As for the colour change: you are on red, which is always a bit tricky photographically. The patches of brighter illumination visually produce lighter red but cameras don't necessarily 'see' it that way*. Colour temperature of the lights can influence things, as can the type of film. The fact that it has gone orange/yellow makes me think you were shooting digital and that was the best the camera could do to render it.
I've often taken pictures with digital and found some colours doing things they wouldn't do on film.

*One of the skills of photography is to learn to see things like film does - and the realisation that film/digital do not see things the way we do.
Another issue could be the type of paint. Some paint will show different colors depending upon the angle the light is hitting it at. A friend of mine has a Ford Mustang Cobra with "Mystic" paint. It's a black base-coat, but can look green, purple, and even orange depending on where the light is.

I think it's odd that you didn't see the yellow but the camera did. What Hertz said makes sense to me, but it may also be that your eye has trouble seeing the difference in person. The brain does funny things. People are often surprised at how small a bird looks when they get prints back. It didn't look small to them in the viewfinder. You have to train your brain to stop seeing through the viewfinder the same way you view the world in general. It makes a lot of corrections that the camera doesn't.
After I made my original 'guess' I remembered seeing them paint a car for Monster Garrage an old usa tv show. The guy there but a base yellow coat under a red paint job. the base coat influenced the way the top coat looked.

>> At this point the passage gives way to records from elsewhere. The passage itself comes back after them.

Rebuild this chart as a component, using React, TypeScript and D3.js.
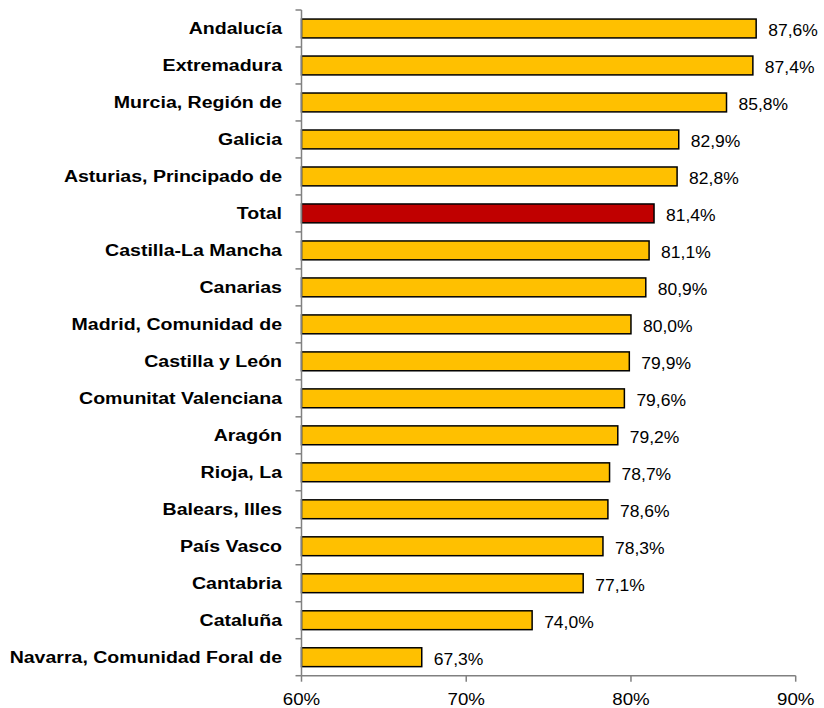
import React from "react";
import * as d3 from "d3";

const categories = [
  "Andalucía",
  "Extremadura",
  "Murcia, Región de",
  "Galicia",
  "Asturias, Principado de",
  "Total",
  "Castilla-La Mancha",
  "Canarias",
  "Madrid, Comunidad de",
  "Castilla y León",
  "Comunitat Valenciana",
  "Aragón",
  "Rioja, La",
  "Balears, Illes",
  "País Vasco",
  "Cantabria",
  "Cataluña",
  "Navarra, Comunidad Foral de",
];
const values = [87.6, 87.4, 85.8, 82.9, 82.8, 81.4, 81.1, 80.9, 80.0, 79.9, 79.6, 79.2, 78.7, 78.6, 78.3, 77.1, 74.0, 67.3];
const xTicks = [60, 70, 80, 90];

const W = 824;
const H = 708;
const left = 301.5;
const right = 795.7;
const top = 10;
const bottom = 675.7;
const font = "Arial, 'Liberation Sans', sans-serif";
const fmt = (v: number) => v.toFixed(1).replace(".", ",") + "%";

export default function App() {
  const x = d3.scaleLinear().domain([60, 90]).range([left, right]);
  const y = d3.scaleBand<string>().domain(categories).range([top, bottom]).paddingInner(0.49).paddingOuter(0.245);
  const band = (bottom - top) / categories.length;
  return (
    <svg width={W} height={H} style={{ position: "absolute", left: 0, top: 0 }}>
      {categories.map((c, i) => {
        const yy = y(c)!;
        const cy = yy + y.bandwidth() / 2;
        const v = values[i];
        const isTotal = c === "Total";
        return (
          <g key={c}>
            <rect
              x={x(60)}
              y={yy}
              width={x(v) - x(60)}
              height={y.bandwidth()}
              fill={isTotal ? "#C00000" : "#FFC000"}
              stroke="#000"
              strokeWidth={1.5}
            />
            <text
              transform={`translate(${x(v) + 12},${cy + 7.5}) scale(1.03,1)`}
              fontFamily={font}
              fontSize={17}
              fill="#000"
            >
              {fmt(v)}
            </text>
            <text
              transform={`translate(282,${cy + 6}) scale(1.15,1)`}
              textAnchor="end"
              fontFamily={font}
              fontSize={17}
              fontWeight="bold"
              fill="#000"
            >
              {c}
            </text>
          </g>
        );
      })}
      {/* y axis */}
      <line x1={left} x2={left} y1={top} y2={bottom} stroke="#808080" strokeWidth={1.5} />
      {d3.range(categories.length + 1).map((i) => (
        <line key={i} x1={left - 6} x2={left} y1={top + i * band} y2={top + i * band} stroke="#808080" strokeWidth={1.5} />
      ))}
      {/* x axis */}
      <line x1={left} x2={right} y1={bottom} y2={bottom} stroke="#808080" strokeWidth={1.5} />
      {xTicks.map((t) => (
        <g key={t}>
          <line x1={x(t)} x2={x(t)} y1={bottom} y2={bottom + 6} stroke="#808080" strokeWidth={1.5} />
          <text
            transform={`translate(${x(t)},705) scale(1.1,1)`}
            textAnchor="middle"
            fontFamily={font}
            fontSize={17}
            fill="#000"
          >
            {t + "%"}
          </text>
        </g>
      ))}
    </svg>
  );
}
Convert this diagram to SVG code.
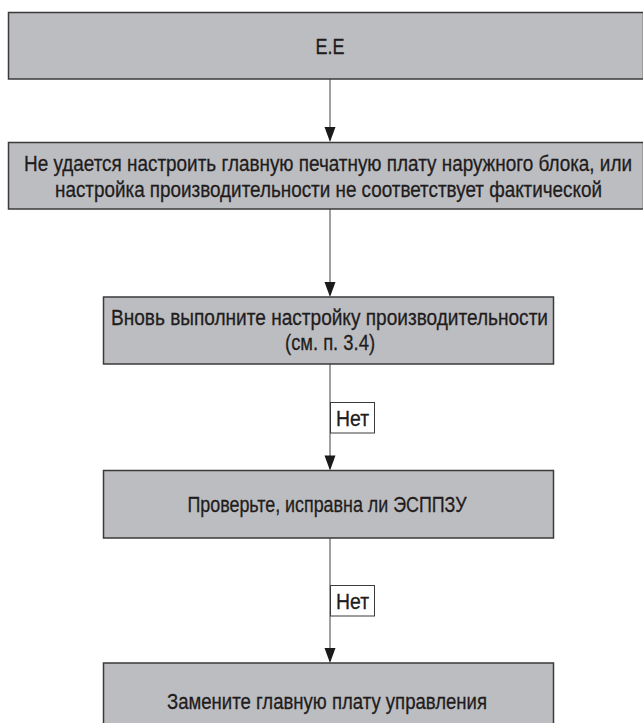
<svg xmlns="http://www.w3.org/2000/svg" width="643" height="723" viewBox="0 0 643 723">
<defs>
<style>
.box{fill:#bcbdc0;stroke:#3a3a3a;stroke-width:1.5}
.lbl{fill:#ffffff;stroke:#3a3a3a;stroke-width:1}
.t{font-family:"Liberation Sans Narrow","Liberation Sans",Arial,sans-serif;font-size:22px;fill:#1f1c1d;stroke:#1f1c1d;stroke-width:0.3;text-anchor:middle}
.c{stroke:#808080;stroke-width:1.5;fill:none}
.ah{fill:#1a1a1a}
</style>
</defs>
<rect width="643" height="723" fill="#ffffff"/>
<g id="connectors">
<line class="c" x1="330" y1="79" x2="330" y2="140"/>
<line class="c" x1="330" y1="209" x2="330" y2="295"/>
<line class="c" x1="330" y1="364" x2="330" y2="468.5"/>
<line class="c" x1="330" y1="538" x2="330" y2="661"/>
<path class="ah" d="M324.5,127 L335.5,127 L330,142 Z"/>
<path class="ah" d="M324.5,282 L335.5,282 L330,297 Z"/>
<path class="ah" d="M324.5,455.5 L335.5,455.5 L330,470.5 Z"/>
<path class="ah" d="M324.5,648 L335.5,648 L330,663 Z"/>
<g id="label1">
<rect class="lbl" x="330.5" y="402.5" width="44" height="30.5"/>
<text class="t" transform="translate(352.5,425.5) scale(0.8,1)" textLength="41.25" lengthAdjust="spacingAndGlyphs">Нет</text>
</g>
<g id="label2">
<rect class="lbl" x="330.5" y="585.5" width="44" height="30.5"/>
<text class="t" transform="translate(352.5,608.5) scale(0.8,1)" textLength="41.25" lengthAdjust="spacingAndGlyphs">Нет</text>
</g>
</g>
<g id="n1">
<rect class="box" x="8.5" y="12.5" width="635" height="66.5"/>
<text class="t" transform="translate(330,53.5) scale(0.8,1)" textLength="36.25" lengthAdjust="spacingAndGlyphs">E.E</text>
</g>
<g id="n2">
<rect class="box" x="8.5" y="142.5" width="635" height="66.5"/>
<text class="t" transform="translate(328,171) scale(0.8,1)" textLength="760" lengthAdjust="spacingAndGlyphs">Не удается настроить главную печатную плату наружного блока, или</text>
<text class="t" transform="translate(328.5,196.5) scale(0.8,1)" textLength="683.75" lengthAdjust="spacingAndGlyphs">настройка производительности не соответствует фактической</text>
</g>
<g id="n3">
<rect class="box" x="103.5" y="297" width="450" height="67"/>
<text class="t" transform="translate(329.5,325) scale(0.8,1)" textLength="546.25" lengthAdjust="spacingAndGlyphs">Вновь выполните настройку производительности</text>
<text class="t" transform="translate(330,350) scale(0.8,1)" textLength="112.5" lengthAdjust="spacingAndGlyphs">(см. п. 3.4)</text>
</g>
<g id="n4">
<rect class="box" x="103.5" y="470.5" width="450" height="67.5"/>
<text class="t" transform="translate(327,512) scale(0.8,1)" textLength="348.75" lengthAdjust="spacingAndGlyphs">Проверьте, исправна ли ЭСППЗУ</text>
</g>
<g id="n5">
<rect class="box" x="103.5" y="663" width="450" height="70"/>
<text class="t" transform="translate(327,709) scale(0.8,1)" textLength="400" lengthAdjust="spacingAndGlyphs">Замените главную плату управления</text>
</g>
</svg>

I wondered it that might have influenced the shot if the light had not been evenly distributed over the car. Glad someone else mentioned the paint job.

Hertz and the film / digital thing is interesting because people have been shooting car shows for years. As I said originally, I had never seen this before. The digital thing might be the straw that choked the camel.
I used to use this type of paint, it is made by DuPont (and others). There is no pigmint in this type of paint. It is made up of tiny flecks of aluminum that are different colors, and the clearcoat acts as a prism to reflect and refract the light. This throws different reflections depending on the angle of view. So if you were in a room with general lighting, then spot lighting, and a flash from the camera, this would definatly give the film some different colors to capture.
Here is another example of this paint. The camera (and your eye) sees green dead on, but the surrounding area that the camera sees on a sharp angle is purple.

Somethings to think about, thanks. I guess I need to take my own eyes of auto focus.:cyclops: And Yes, it was a Mercedes. So there was quite a lot magic going on in there.